TASK BRIEF
The lines to return are those from the one containing "Recreate this image" down to the one containing "import plotly.graph_objects as go", inclusive; return them exactly and nothing else.

DATA FOR THIS TASK
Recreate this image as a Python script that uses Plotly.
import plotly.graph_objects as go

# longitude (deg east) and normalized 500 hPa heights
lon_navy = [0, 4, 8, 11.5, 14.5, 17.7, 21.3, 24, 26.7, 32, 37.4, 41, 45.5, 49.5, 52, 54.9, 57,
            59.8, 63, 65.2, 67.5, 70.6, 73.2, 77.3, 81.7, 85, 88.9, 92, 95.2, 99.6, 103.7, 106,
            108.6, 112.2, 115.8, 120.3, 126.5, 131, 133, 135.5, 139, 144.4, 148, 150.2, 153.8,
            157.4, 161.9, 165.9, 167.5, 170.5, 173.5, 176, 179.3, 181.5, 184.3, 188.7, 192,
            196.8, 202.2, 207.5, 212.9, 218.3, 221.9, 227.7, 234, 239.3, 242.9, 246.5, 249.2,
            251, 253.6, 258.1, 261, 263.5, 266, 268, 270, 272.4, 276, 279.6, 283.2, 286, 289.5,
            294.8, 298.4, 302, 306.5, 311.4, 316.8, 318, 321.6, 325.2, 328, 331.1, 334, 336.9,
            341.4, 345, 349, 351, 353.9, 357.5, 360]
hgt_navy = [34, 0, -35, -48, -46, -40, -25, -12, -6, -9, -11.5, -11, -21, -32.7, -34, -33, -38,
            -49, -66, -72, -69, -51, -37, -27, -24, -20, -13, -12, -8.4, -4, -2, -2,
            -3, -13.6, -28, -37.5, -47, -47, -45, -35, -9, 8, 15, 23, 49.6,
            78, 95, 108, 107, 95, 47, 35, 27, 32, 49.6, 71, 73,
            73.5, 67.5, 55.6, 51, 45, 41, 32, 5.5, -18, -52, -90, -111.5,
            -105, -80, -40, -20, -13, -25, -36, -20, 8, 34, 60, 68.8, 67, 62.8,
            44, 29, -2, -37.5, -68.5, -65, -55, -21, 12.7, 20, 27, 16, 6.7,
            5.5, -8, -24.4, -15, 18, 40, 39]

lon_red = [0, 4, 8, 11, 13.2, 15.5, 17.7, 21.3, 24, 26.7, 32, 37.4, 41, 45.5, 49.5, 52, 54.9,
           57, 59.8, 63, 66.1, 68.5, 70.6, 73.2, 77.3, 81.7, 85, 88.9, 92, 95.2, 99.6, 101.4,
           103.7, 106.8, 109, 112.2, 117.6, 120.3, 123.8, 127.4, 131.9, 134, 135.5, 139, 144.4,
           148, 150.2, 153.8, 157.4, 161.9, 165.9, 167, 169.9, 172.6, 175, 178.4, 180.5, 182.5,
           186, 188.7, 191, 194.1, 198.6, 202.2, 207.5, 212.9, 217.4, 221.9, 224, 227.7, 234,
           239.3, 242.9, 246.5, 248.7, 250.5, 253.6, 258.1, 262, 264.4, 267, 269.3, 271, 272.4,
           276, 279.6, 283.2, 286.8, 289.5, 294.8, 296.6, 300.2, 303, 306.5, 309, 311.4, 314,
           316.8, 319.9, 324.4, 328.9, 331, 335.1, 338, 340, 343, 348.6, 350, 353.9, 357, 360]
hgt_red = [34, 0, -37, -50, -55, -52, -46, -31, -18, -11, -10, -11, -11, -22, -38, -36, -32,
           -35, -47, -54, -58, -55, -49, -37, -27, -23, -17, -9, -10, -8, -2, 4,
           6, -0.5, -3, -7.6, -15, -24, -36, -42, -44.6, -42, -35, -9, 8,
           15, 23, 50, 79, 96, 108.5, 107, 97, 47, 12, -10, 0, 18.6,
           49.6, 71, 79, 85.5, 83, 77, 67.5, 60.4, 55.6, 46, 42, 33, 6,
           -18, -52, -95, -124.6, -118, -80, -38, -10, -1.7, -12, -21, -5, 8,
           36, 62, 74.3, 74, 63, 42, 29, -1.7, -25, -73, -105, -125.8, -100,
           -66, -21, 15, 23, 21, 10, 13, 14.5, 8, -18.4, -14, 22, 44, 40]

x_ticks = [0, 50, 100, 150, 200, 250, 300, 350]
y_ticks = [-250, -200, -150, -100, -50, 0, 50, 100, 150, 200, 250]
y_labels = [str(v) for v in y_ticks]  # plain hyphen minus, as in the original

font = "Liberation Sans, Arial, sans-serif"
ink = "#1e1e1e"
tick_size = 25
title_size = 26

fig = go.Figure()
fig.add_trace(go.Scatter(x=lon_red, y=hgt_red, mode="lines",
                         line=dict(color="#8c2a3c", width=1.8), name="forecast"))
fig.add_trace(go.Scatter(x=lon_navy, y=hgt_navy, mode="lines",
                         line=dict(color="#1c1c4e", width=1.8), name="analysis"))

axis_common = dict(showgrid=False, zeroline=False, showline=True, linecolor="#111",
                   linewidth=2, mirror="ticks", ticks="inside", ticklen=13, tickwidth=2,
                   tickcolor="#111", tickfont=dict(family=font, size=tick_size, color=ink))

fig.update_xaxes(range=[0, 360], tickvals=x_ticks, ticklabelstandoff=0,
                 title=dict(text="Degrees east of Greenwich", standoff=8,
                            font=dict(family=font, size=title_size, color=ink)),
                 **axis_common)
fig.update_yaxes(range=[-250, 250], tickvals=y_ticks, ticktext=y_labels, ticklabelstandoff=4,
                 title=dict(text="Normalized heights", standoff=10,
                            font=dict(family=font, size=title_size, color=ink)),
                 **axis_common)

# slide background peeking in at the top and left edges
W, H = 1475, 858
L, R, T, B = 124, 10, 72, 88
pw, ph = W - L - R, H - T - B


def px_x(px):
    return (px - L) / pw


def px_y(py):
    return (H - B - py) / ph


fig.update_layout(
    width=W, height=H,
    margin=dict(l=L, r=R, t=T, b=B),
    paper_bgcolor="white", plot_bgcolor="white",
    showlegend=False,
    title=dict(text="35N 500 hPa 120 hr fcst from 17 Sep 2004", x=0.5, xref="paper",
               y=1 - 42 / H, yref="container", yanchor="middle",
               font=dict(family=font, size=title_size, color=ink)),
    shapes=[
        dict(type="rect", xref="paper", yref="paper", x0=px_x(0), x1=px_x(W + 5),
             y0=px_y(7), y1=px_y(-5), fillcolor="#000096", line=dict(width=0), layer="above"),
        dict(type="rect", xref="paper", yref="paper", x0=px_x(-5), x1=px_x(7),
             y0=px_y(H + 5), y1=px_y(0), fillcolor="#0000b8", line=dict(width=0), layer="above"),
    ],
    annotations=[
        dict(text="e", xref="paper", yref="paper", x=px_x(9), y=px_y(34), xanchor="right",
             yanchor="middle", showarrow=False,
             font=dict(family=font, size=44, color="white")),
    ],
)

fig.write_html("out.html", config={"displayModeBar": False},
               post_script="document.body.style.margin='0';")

--

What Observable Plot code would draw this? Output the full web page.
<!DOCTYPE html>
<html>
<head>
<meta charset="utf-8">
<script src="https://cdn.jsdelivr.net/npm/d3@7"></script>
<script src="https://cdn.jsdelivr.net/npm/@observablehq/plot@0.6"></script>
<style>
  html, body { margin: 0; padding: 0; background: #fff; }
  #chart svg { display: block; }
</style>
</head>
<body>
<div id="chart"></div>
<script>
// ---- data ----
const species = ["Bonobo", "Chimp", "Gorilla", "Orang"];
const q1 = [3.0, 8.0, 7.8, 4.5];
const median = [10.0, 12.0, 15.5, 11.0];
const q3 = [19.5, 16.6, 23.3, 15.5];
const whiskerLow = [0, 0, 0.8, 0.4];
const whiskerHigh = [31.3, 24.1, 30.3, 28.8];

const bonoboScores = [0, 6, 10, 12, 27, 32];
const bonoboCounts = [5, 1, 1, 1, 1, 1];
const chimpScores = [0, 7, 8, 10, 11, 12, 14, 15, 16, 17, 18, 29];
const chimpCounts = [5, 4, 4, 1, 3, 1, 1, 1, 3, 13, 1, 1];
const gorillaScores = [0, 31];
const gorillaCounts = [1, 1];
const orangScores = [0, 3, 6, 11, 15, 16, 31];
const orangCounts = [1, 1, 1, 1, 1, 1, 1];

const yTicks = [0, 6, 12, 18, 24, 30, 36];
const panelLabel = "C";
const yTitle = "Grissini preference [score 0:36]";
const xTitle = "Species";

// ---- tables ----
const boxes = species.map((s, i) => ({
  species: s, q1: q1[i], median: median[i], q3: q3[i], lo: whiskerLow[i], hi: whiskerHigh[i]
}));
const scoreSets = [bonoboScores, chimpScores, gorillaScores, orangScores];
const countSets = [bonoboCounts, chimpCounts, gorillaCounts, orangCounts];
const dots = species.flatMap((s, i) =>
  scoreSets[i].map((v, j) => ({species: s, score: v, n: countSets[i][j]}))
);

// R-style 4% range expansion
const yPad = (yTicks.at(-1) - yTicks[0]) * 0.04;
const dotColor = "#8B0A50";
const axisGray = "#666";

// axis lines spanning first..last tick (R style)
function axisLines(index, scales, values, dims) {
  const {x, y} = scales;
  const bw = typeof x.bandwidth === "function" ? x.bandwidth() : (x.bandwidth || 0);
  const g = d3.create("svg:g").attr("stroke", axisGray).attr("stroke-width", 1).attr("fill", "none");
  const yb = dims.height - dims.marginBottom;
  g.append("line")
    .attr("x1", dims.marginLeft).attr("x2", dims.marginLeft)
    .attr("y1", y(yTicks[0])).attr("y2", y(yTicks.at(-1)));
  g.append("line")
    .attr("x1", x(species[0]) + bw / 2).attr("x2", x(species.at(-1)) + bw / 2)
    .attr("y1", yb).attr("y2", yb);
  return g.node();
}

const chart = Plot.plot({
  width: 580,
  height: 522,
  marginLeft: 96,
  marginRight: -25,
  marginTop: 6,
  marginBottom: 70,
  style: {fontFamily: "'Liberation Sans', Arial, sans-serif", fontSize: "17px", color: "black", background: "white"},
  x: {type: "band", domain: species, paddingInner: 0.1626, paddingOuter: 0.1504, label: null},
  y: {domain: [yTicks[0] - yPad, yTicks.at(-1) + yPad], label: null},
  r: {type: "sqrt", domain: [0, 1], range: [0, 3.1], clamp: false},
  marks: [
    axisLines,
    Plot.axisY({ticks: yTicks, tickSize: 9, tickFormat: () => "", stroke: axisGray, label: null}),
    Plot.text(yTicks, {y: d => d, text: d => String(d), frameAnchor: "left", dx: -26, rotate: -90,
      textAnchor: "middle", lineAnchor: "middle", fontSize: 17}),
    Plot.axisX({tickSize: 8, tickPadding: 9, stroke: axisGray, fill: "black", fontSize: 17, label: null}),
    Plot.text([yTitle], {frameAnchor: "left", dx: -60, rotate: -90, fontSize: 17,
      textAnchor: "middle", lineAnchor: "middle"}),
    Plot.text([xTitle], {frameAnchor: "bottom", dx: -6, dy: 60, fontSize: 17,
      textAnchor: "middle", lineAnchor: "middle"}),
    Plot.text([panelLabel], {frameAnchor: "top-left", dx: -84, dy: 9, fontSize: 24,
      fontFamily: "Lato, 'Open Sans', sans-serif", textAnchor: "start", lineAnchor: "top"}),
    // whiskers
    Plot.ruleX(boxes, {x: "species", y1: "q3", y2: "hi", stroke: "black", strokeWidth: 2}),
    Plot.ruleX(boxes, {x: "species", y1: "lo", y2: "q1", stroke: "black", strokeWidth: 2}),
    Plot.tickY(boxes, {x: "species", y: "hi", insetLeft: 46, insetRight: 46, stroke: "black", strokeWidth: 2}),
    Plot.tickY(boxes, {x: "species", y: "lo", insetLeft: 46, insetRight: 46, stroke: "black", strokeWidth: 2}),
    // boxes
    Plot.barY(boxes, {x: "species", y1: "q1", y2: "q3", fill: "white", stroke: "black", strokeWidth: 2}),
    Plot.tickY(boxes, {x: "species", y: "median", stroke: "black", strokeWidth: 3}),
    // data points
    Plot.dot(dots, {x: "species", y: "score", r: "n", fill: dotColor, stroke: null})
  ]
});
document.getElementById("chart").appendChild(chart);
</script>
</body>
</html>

SOLUTION TO THIS PROBLEM
Recreate this image as a Python script that uses Plotly.
import plotly.graph_objects as go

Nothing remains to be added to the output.